● What the task asks: Exactly as written, write out the lines below from the first to the one containing "ax = fig.add_axes([70", inclusive. Pictures do not belong in the copy.

● Material provided:
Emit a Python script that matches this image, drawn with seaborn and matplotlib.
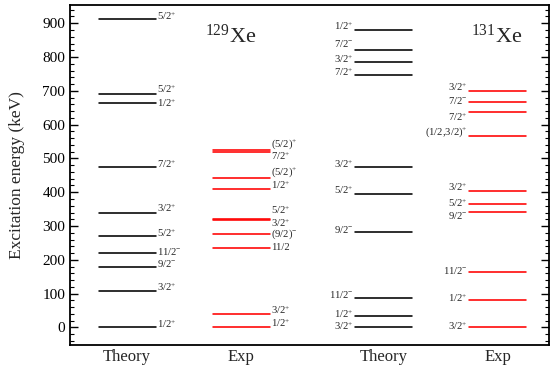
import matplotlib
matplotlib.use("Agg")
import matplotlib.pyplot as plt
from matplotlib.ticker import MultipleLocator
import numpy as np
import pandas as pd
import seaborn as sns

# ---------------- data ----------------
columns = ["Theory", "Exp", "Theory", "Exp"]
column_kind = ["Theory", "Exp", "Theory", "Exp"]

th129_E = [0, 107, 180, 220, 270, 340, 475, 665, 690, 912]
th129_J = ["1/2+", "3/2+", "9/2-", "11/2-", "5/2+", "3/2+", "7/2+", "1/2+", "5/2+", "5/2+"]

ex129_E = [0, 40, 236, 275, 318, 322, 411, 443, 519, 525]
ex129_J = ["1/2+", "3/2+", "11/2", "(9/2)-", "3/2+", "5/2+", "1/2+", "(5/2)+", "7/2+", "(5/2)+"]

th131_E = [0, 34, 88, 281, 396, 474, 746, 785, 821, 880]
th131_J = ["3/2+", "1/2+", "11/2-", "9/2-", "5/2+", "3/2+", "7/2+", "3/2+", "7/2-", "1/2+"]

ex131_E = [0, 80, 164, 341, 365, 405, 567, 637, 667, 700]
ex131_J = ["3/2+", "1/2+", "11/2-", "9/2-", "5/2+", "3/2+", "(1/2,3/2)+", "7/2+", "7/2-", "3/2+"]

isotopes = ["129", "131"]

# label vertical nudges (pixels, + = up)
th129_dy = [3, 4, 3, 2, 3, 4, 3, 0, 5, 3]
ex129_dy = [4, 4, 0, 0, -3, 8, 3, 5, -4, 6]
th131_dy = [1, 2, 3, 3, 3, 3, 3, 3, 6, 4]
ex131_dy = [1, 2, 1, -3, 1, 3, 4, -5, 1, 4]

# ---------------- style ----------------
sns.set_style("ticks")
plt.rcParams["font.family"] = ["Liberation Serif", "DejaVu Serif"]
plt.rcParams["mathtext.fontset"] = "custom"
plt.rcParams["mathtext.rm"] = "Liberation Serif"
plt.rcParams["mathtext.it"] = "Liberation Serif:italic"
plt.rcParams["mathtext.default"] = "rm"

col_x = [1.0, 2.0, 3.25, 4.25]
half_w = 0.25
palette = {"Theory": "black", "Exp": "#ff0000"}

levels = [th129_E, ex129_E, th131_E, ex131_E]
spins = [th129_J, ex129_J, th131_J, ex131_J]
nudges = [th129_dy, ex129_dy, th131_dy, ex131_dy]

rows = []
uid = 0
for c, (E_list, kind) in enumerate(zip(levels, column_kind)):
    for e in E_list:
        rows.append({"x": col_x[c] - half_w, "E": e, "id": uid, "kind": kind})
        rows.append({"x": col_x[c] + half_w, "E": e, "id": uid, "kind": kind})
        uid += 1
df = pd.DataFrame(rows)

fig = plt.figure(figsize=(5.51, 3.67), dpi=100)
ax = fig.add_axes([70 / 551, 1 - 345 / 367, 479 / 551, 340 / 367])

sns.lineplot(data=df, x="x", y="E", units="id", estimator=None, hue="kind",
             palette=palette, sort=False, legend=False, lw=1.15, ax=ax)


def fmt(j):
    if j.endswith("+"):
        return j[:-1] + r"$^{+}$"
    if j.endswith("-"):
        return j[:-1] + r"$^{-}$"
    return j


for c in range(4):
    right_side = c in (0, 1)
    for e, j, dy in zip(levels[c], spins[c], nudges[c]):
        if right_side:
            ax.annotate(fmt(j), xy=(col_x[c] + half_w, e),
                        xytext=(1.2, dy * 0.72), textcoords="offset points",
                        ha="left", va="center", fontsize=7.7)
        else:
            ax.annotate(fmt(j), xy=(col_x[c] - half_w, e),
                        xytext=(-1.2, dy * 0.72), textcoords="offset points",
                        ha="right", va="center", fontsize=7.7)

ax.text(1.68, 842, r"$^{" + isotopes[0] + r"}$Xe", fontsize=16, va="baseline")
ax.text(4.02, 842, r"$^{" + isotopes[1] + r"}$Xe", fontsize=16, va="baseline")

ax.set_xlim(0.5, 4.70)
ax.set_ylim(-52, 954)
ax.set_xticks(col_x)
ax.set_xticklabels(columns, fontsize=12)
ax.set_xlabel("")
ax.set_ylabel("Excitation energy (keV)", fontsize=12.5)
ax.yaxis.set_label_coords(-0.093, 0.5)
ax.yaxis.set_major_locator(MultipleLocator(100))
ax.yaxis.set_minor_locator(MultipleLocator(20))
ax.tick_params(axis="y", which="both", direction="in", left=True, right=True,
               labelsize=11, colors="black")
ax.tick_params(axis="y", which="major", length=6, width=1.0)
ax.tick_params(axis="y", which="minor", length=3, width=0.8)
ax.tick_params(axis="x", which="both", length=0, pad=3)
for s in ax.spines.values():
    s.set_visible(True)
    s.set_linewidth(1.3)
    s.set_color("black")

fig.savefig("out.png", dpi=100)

● The reply:
Emit a Python script that matches this image, drawn with seaborn and matplotlib.
import matplotlib
matplotlib.use("Agg")
import matplotlib.pyplot as plt
from matplotlib.ticker import MultipleLocator
import numpy as np
import pandas as pd
import seaborn as sns

# ---------------- data ----------------
columns = ["Theory", "Exp", "Theory", "Exp"]
column_kind = ["Theory", "Exp", "Theory", "Exp"]

th129_E = [0, 107, 180, 220, 270, 340, 475, 665, 690, 912]
th129_J = ["1/2+", "3/2+", "9/2-", "11/2-", "5/2+", "3/2+", "7/2+", "1/2+", "5/2+", "5/2+"]

ex129_E = [0, 40, 236, 275, 318, 322, 411, 443, 519, 525]
ex129_J = ["1/2+", "3/2+", "11/2", "(9/2)-", "3/2+", "5/2+", "1/2+", "(5/2)+", "7/2+", "(5/2)+"]

th131_E = [0, 34, 88, 281, 396, 474, 746, 785, 821, 880]
th131_J = ["3/2+", "1/2+", "11/2-", "9/2-", "5/2+", "3/2+", "7/2+", "3/2+", "7/2-", "1/2+"]

ex131_E = [0, 80, 164, 341, 365, 405, 567, 637, 667, 700]
ex131_J = ["3/2+", "1/2+", "11/2-", "9/2-", "5/2+", "3/2+", "(1/2,3/2)+", "7/2+", "7/2-", "3/2+"]

isotopes = ["129", "131"]

# label vertical nudges (pixels, + = up)
th129_dy = [3, 4, 3, 2, 3, 4, 3, 0, 5, 3]
ex129_dy = [4, 4, 0, 0, -3, 8, 3, 5, -4, 6]
th131_dy = [1, 2, 3, 3, 3, 3, 3, 3, 6, 4]
ex131_dy = [1, 2, 1, -3, 1, 3, 4, -5, 1, 4]

# ---------------- style ----------------
sns.set_style("ticks")
plt.rcParams["font.family"] = ["Liberation Serif", "DejaVu Serif"]
plt.rcParams["mathtext.fontset"] = "custom"
plt.rcParams["mathtext.rm"] = "Liberation Serif"
plt.rcParams["mathtext.it"] = "Liberation Serif:italic"
plt.rcParams["mathtext.default"] = "rm"

col_x = [1.0, 2.0, 3.25, 4.25]
half_w = 0.25
palette = {"Theory": "black", "Exp": "#ff0000"}

levels = [th129_E, ex129_E, th131_E, ex131_E]
spins = [th129_J, ex129_J, th131_J, ex131_J]
nudges = [th129_dy, ex129_dy, th131_dy, ex131_dy]

rows = []
uid = 0
for c, (E_list, kind) in enumerate(zip(levels, column_kind)):
    for e in E_list:
        rows.append({"x": col_x[c] - half_w, "E": e, "id": uid, "kind": kind})
        rows.append({"x": col_x[c] + half_w, "E": e, "id": uid, "kind": kind})
        uid += 1
df = pd.DataFrame(rows)

fig = plt.figure(figsize=(5.51, 3.67), dpi=100)
ax = fig.add_axes([70 / 551, 1 - 345 / 367, 479 / 551, 340 / 367])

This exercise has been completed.